> [THE PROBLEM]:
Would you repeat the listing exactly but omit every picture?
++++
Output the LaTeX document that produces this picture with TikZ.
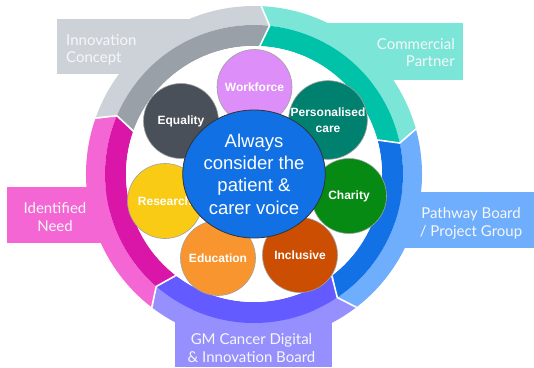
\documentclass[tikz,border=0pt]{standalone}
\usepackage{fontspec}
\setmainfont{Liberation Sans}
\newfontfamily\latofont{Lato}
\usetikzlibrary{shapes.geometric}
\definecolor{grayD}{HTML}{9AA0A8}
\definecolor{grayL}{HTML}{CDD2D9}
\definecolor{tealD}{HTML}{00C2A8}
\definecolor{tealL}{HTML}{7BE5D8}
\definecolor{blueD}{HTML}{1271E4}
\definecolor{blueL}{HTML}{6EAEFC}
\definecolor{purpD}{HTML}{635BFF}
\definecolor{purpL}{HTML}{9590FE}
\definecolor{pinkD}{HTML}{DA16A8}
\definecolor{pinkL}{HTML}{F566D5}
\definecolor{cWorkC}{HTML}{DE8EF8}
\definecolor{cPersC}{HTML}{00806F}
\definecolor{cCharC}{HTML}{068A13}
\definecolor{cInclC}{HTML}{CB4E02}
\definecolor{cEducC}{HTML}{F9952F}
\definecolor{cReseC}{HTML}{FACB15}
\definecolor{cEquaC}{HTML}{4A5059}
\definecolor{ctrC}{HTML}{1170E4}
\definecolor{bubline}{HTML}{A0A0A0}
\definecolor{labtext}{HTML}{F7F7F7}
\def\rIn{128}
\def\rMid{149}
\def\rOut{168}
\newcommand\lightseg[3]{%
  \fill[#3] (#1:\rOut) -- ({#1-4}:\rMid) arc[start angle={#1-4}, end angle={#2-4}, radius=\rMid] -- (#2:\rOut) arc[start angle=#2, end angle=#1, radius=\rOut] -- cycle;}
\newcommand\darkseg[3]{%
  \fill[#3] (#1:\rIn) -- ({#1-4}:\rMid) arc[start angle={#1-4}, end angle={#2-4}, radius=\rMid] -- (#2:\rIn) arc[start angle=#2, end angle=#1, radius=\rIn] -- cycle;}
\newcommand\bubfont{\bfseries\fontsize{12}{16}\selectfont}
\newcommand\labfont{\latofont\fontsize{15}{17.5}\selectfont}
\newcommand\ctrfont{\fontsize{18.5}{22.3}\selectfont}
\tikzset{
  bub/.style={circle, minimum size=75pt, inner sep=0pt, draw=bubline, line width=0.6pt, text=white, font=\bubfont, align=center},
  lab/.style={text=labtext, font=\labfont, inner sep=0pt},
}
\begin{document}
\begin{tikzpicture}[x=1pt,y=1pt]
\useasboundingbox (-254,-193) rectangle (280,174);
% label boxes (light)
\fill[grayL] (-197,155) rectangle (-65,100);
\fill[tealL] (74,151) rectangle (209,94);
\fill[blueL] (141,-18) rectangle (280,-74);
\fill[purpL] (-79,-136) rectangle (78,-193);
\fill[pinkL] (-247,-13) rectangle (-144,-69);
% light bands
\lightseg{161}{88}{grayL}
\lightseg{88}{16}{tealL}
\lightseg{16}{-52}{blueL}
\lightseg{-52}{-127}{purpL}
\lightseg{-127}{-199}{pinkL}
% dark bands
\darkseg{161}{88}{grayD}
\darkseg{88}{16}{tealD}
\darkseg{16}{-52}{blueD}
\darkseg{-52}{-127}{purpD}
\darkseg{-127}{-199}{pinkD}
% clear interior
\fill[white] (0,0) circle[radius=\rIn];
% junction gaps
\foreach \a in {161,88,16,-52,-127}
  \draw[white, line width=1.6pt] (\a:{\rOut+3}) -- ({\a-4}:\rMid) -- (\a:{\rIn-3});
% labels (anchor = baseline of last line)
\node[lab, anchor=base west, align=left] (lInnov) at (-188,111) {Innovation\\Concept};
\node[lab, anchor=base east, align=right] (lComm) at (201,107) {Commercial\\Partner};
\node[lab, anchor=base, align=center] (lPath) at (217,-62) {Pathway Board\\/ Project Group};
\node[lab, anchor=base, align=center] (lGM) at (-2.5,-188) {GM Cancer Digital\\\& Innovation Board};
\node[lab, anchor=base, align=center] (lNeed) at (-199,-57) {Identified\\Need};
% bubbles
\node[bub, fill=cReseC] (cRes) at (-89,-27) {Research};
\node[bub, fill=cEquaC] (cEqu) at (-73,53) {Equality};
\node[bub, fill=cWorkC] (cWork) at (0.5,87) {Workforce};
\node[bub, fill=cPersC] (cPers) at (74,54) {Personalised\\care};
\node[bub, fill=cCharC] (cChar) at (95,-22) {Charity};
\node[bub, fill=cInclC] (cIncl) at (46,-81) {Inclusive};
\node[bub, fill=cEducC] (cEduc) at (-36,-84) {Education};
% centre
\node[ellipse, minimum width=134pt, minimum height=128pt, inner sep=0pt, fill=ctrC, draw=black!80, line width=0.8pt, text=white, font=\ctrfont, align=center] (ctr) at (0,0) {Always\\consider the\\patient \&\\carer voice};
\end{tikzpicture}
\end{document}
++++
> [EXERCISE SOLUTION]:
Output the LaTeX document that produces this picture with TikZ.
\documentclass[tikz,border=0pt]{standalone}
\usepackage{fontspec}
\setmainfont{Liberation Sans}
\newfontfamily\latofont{Lato}
\usetikzlibrary{shapes.geometric}
\definecolor{grayD}{HTML}{9AA0A8}
\definecolor{grayL}{HTML}{CDD2D9}
\definecolor{tealD}{HTML}{00C2A8}
\definecolor{tealL}{HTML}{7BE5D8}
\definecolor{blueD}{HTML}{1271E4}
\definecolor{blueL}{HTML}{6EAEFC}
\definecolor{purpD}{HTML}{635BFF}
\definecolor{purpL}{HTML}{9590FE}
\definecolor{pinkD}{HTML}{DA16A8}
\definecolor{pinkL}{HTML}{F566D5}
\definecolor{cWorkC}{HTML}{DE8EF8}
\definecolor{cPersC}{HTML}{00806F}
\definecolor{cCharC}{HTML}{068A13}
\definecolor{cInclC}{HTML}{CB4E02}
\definecolor{cEducC}{HTML}{F9952F}
\definecolor{cReseC}{HTML}{FACB15}
\definecolor{cEquaC}{HTML}{4A5059}
\definecolor{ctrC}{HTML}{1170E4}
\definecolor{bubline}{HTML}{A0A0A0}
\definecolor{labtext}{HTML}{F7F7F7}
\def\rIn{128}
\def\rMid{149}
\def\rOut{168}
\newcommand\lightseg[3]{%
  \fill[#3] (#1:\rOut) -- ({#1-4}:\rMid) arc[start angle={#1-4}, end angle={#2-4}, radius=\rMid] -- (#2:\rOut) arc[start angle=#2, end angle=#1, radius=\rOut] -- cycle;}
\newcommand\darkseg[3]{%
  \fill[#3] (#1:\rIn) -- ({#1-4}:\rMid) arc[start angle={#1-4}, end angle={#2-4}, radius=\rMid] -- (#2:\rIn) arc[start angle=#2, end angle=#1, radius=\rIn] -- cycle;}
\newcommand\bubfont{\bfseries\fontsize{12}{16}\selectfont}
\newcommand\labfont{\latofont\fontsize{15}{17.5}\selectfont}
\newcommand\ctrfont{\fontsize{18.5}{22.3}\selectfont}
\tikzset{
  bub/.style={circle, minimum size=75pt, inner sep=0pt, draw=bubline, line width=0.6pt, text=white, font=\bubfont, align=center},
  lab/.style={text=labtext, font=\labfont, inner sep=0pt},
}
\begin{document}
\begin{tikzpicture}[x=1pt,y=1pt]
\useasboundingbox (-254,-193) rectangle (280,174);
% label boxes (light)
\fill[grayL] (-197,155) rectangle (-65,100);
\fill[tealL] (74,151) rectangle (209,94);
\fill[blueL] (141,-18) rectangle (280,-74);
\fill[purpL] (-79,-136) rectangle (78,-193);
\fill[pinkL] (-247,-13) rectangle (-144,-69);
% light bands
\lightseg{161}{88}{grayL}
\lightseg{88}{16}{tealL}
\lightseg{16}{-52}{blueL}
\lightseg{-52}{-127}{purpL}
\lightseg{-127}{-199}{pinkL}
% dark bands
\darkseg{161}{88}{grayD}
\darkseg{88}{16}{tealD}
\darkseg{16}{-52}{blueD}
\darkseg{-52}{-127}{purpD}
\darkseg{-127}{-199}{pinkD}
% clear interior
\fill[white] (0,0) circle[radius=\rIn];
% junction gaps
\foreach \a in {161,88,16,-52,-127}
  \draw[white, line width=1.6pt] (\a:{\rOut+3}) -- ({\a-4}:\rMid) -- (\a:{\rIn-3});
% labels (anchor = baseline of last line)
\node[lab, anchor=base west, align=left] (lInnov) at (-188,111) {Innovation\\Concept};
\node[lab, anchor=base east, align=right] (lComm) at (201,107) {Commercial\\Partner};
\node[lab, anchor=base, align=center] (lPath) at (217,-62) {Pathway Board\\/ Project Group};
\node[lab, anchor=base, align=center] (lGM) at (-2.5,-188) {GM Cancer Digital\\\& Innovation Board};
\node[lab, anchor=base, align=center] (lNeed) at (-199,-57) {Identified\\Need};
% bubbles
\node[bub, fill=cReseC] (cRes) at (-89,-27) {Research};
\node[bub, fill=cEquaC] (cEqu) at (-73,53) {Equality};
\node[bub, fill=cWorkC] (cWork) at (0.5,87) {Workforce};
\node[bub, fill=cPersC] (cPers) at (74,54) {Personalised\\care};
\node[bub, fill=cCharC] (cChar) at (95,-22) {Charity};
\node[bub, fill=cInclC] (cIncl) at (46,-81) {Inclusive};
\node[bub, fill=cEducC] (cEduc) at (-36,-84) {Education};
% centre
\node[ellipse, minimum width=134pt, minimum height=128pt, inner sep=0pt, fill=ctrC, draw=black!80, line width=0.8pt, text=white, font=\ctrfont, align=center] (ctr) at (0,0) {Always\\consider the\\patient \&\\carer voice};
\end{tikzpicture}
\end{document}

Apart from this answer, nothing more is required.